Si vous êtes globalement foutu sociologiquement parlant, la science vient vous mettre le coup de pelle derrière la tête. Oui, sachez que le cerveau des gens populaires ne fonctionnerait pas comme le vôtre. Une étude menée en 2015 par l'université Columbia a montré que le système nerveux des gens populaires ne réagit pas de la même façon que le vôtre face à certaines stimulations. La popularité serait en fait quelque chose d'inné, une fin contre laquelle vous ne pouvez pas lutter. De plus, la popularité d'une personne serait aussi un cercle vertueux qui s'entretiendrait de lui-même – un peu comme des nantis de la popularité, en somme. Lors du test publié dans la revue spécialisée Proceedings of the National Academy of Sciences, ceux dont le système nerveux percevait le mieux la popularité des uns et des autres sont aussi ceux qui étaient les plus populaires au moment du test. Cela signifie que leur cerveau se concentre « naturellement » sur ce qui fait la popularité aujourd'hui, contrairement au vôtre qui s'attarde à lire cet article (et donc à comprendre quelque chose qu'ils savent déjà). Cela est un peu dur à avaler, car cela revient à vous dire que vous passerez le reste de votre vie dans l'ombre des barmans tatoués et des personnes qui dînent après 21h30. Mais un cerveau qui fonctionne différemment ne témoigne pas forcément d'une plus grande intelligence. Par exemple, le cerveau des gens solitaires tourne lui aussi de manière différente.

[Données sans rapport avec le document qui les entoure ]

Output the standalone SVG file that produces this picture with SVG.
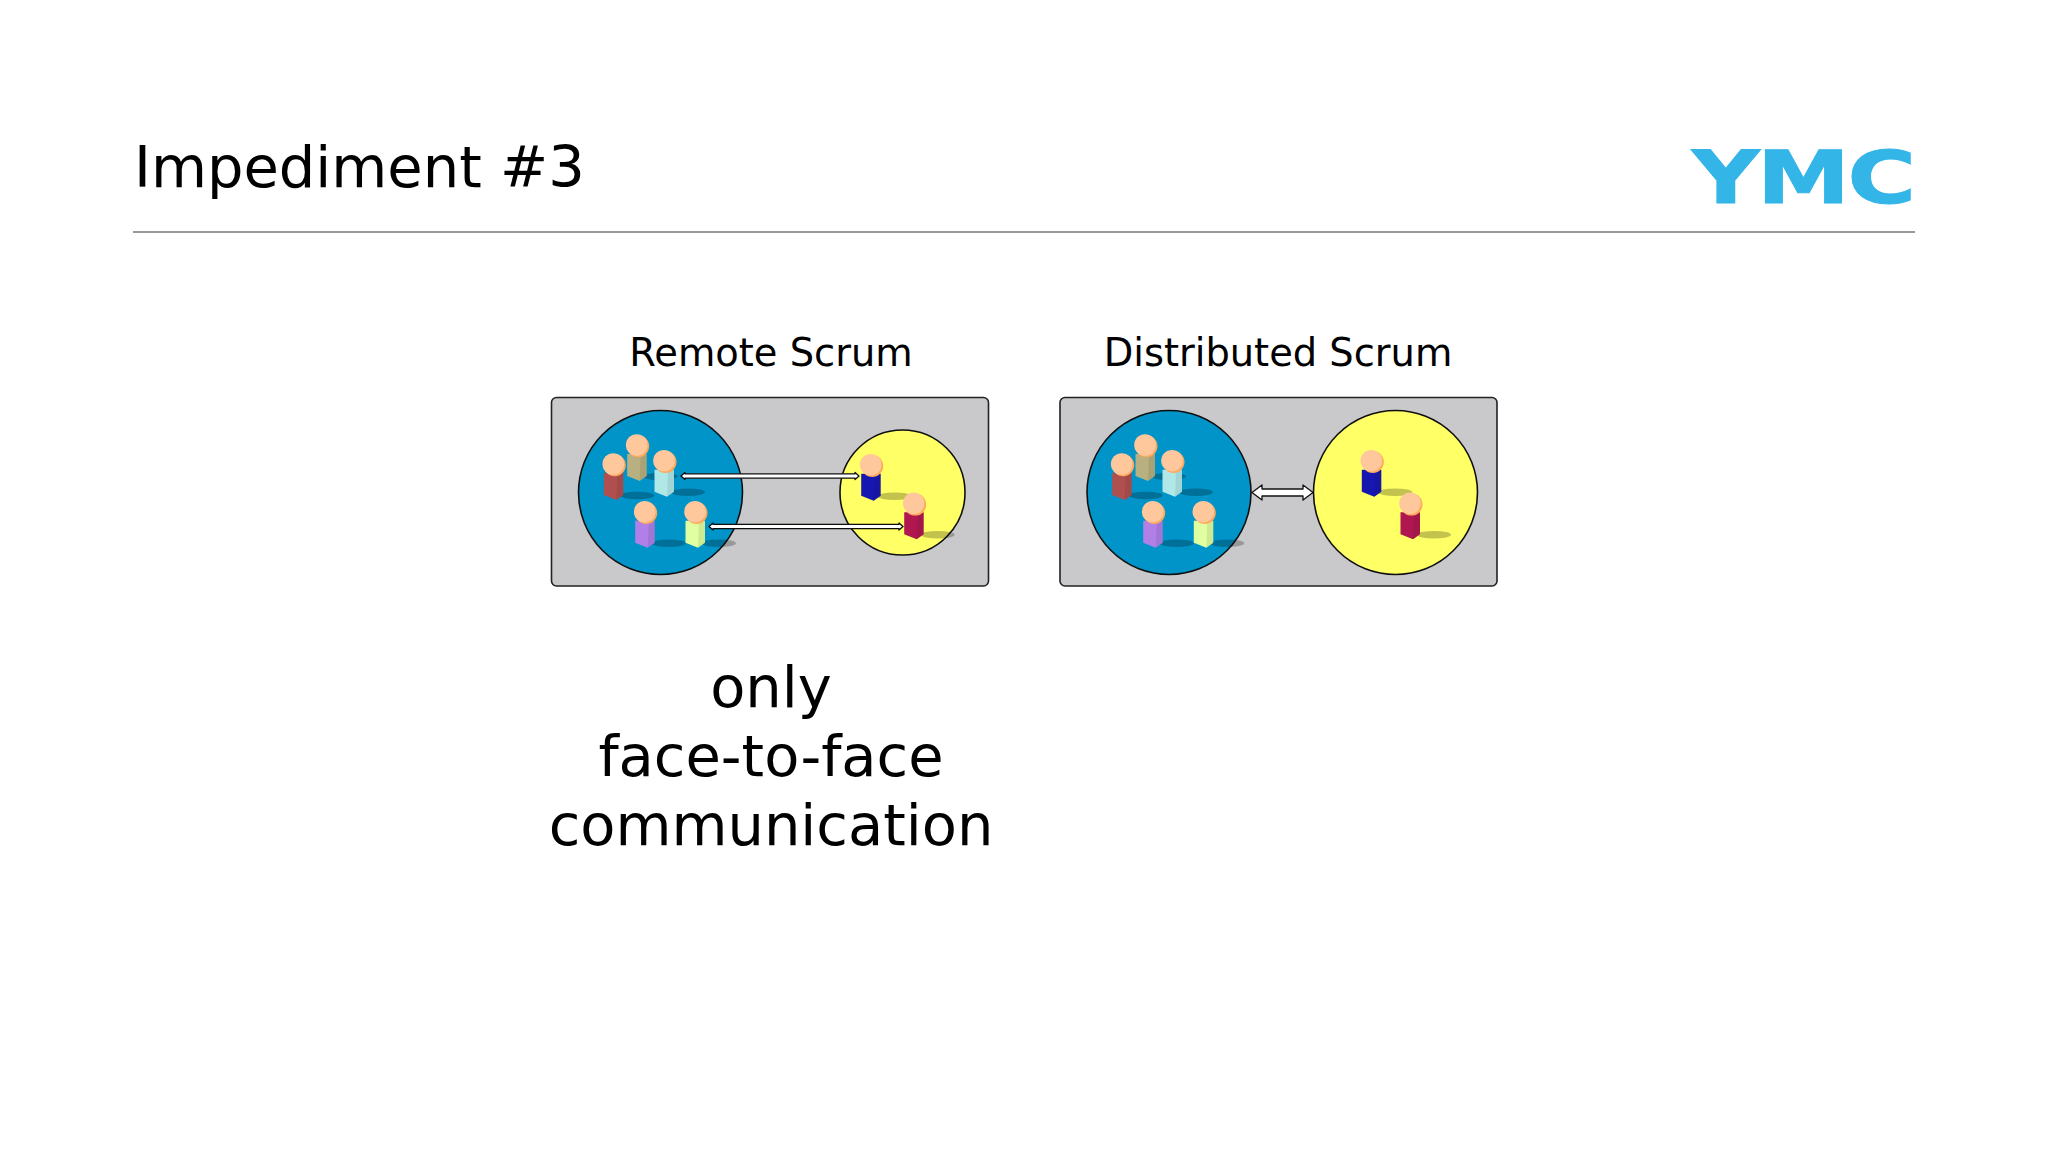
<svg xmlns="http://www.w3.org/2000/svg" xmlns:xlink="http://www.w3.org/1999/xlink" width="2048" height="1152" viewBox="0 0 2048 1152">
<style>
text{font-family:"DejaVu Sans",sans-serif;fill:#000}
.lab{font-size:38.4px;text-anchor:middle}
.big{font-size:57.5px;text-anchor:middle}
.panel{fill:#c9c9cb;stroke:#222;stroke-width:1.6}
.blue{fill:#0094c8;stroke:#111;stroke-width:1.6}
.yel{fill:#ffff66;stroke:#111;stroke-width:1.6}
.thin{fill:#fff;stroke:#111;stroke-width:1.3;stroke-linejoin:round}
.soft{filter:url(#b)}
</style>
<defs>
<filter id="b" x="-5%" y="-5%" width="110%" height="110%"><feGaussianBlur stdDeviation="0.7"/></filter>
<g id="pb"><ellipse cx="24" cy="31.500" rx="17" ry="3.800" fill="#000" opacity=".24"/>
<path d="M-9.500 9 L10 9 L10 31 L3 36 L-9.500 31 Z" fill="currentColor"/>
<path d="M4 9 L10 9 L10 31 L3 36 Z" fill="#000" opacity=".08"/>
<circle cx="1.500" cy="1.300" r="11" fill="#ffa95c"/><circle cx="0" cy="0" r="10.800" fill="#ffc79c"/></g>
</defs>
<rect width="2048" height="1152" fill="#fff"/>
<text id="title" x="134" y="187" style="font-size:57.5px">Impediment #3</text>
<text id="logo" transform="translate(1692 203) scale(1.28 1)" style="font-weight:700;font-size:73px;letter-spacing:-2px;fill:#33b5e8;stroke:#33b5e8;stroke-width:1">YMC</text>
<line x1="133" y1="232" x2="1915" y2="232" stroke="#999" stroke-width="1.8"/>
<text class="lab" x="771" y="366">Remote Scrum</text>
<text class="lab" x="1278" y="366">Distributed Scrum</text>
<text class="big" x="771" y="707">only</text>
<text class="big" x="771" y="776">face-to-face</text>
<text class="big" x="771" y="845">communication</text>
<g id="remote-scrum" class="soft">
<rect class="panel" x="551.500" y="397.500" width="437" height="188.500" rx="5"/>
<circle class="blue" cx="660.500" cy="492.500" r="82"/>
<circle class="yel" cx="902.500" cy="492.500" r="62.500"/>
<use xlink:href="#pb" href="#pb" x="613.300" y="464" color="#b05050"/>
<use xlink:href="#pb" href="#pb" x="636.700" y="445" color="#b8b080"/>
<use xlink:href="#pb" href="#pb" x="664" y="460.700" color="#b0e8e8"/>
<use xlink:href="#pb" href="#pb" x="644.700" y="511.700" color="#b080e8"/>
<use xlink:href="#pb" href="#pb" x="695" y="511.700" color="#e0ffa0"/>
<use xlink:href="#pb" href="#pb" x="870.700" y="464.700" color="#1818b0"/>
<use xlink:href="#pb" href="#pb" x="913.700" y="503.300" color="#b01850"/>
</g>
<g id="distributed-scrum" class="soft">
<rect class="panel" x="1060" y="397.500" width="437" height="188.500" rx="5"/>
<circle class="blue" cx="1169" cy="492.500" r="82"/>
<circle class="yel" cx="1395.500" cy="492.500" r="82"/>
<use xlink:href="#pb" href="#pb" x="1121.700" y="464" color="#b05050"/>
<use xlink:href="#pb" href="#pb" x="1145" y="445" color="#b8b080"/>
<use xlink:href="#pb" href="#pb" x="1172" y="460.700" color="#b0e8e8"/>
<use xlink:href="#pb" href="#pb" x="1152.700" y="511.700" color="#b080e8"/>
<use xlink:href="#pb" href="#pb" x="1203.300" y="511.700" color="#e0ffa0"/>
<use xlink:href="#pb" href="#pb" x="1371.300" y="460.700" color="#1818b0"/>
<use xlink:href="#pb" href="#pb" x="1410" y="503.300" color="#b01850"/>
</g>
<g id="connectors" class="soft">
<path class="thin" d="M681 476 L685 472.500 L685 473.800 L855 473.800 L855 472.500 L859 476 L855 479.500 L855 478.200 L685 478.200 L685 479.500 Z"/>
<path class="thin" d="M709 526.500 L713 523 L713 524.300 L899 524.300 L899 523 L903 526.500 L899 530 L899 528.700 L713 528.700 L713 530 Z"/>
<path class="thin" d="M1252 492.500 L1262 485 L1262 489 L1303 489 L1303 485 L1313 492.500 L1303 500 L1303 496 L1262 496 L1262 500 Z"/>
</g>
</svg>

Au-delà de ces problèmes de dynamique de groupe à la limite du complexe, il faut bien comprendre que notre société individualiste veut des gens populaires, des leaders et des self-made-men. Selon Danièle Linhart, « le management moderne aime les gens qui jouent sur un mode personnel et individualiste plutôt que pour l'intérêt collectif. Leur propre développement personnel passe avant tout. On ne cherche pas des gens effacés. On cherche des gens comme Donald Trump, en fait. » Oui, le management en entreprise reprend les mêmes principes que ceux qui font un groupe. Du coup, si vos potes sont plus populaires que vous, c'est évidemment qu'ils se servent du groupe pour assouvir leurs intérêts personnels et narcissiques. « Ils veulent se prouver qu'ils sont bons. Ce sont un peu des sportifs de haut niveau qui n'hésitent pas à chercher la performance pour eux-mêmes et être récompensé » termine Danièle Linhart. Mais là où la popularité débarque, c'est parce que leur individualisme devrait finalement porter ses fruits au reste de la communauté, c'est-à-dire vous – et vous pourrez alors leur dire merci.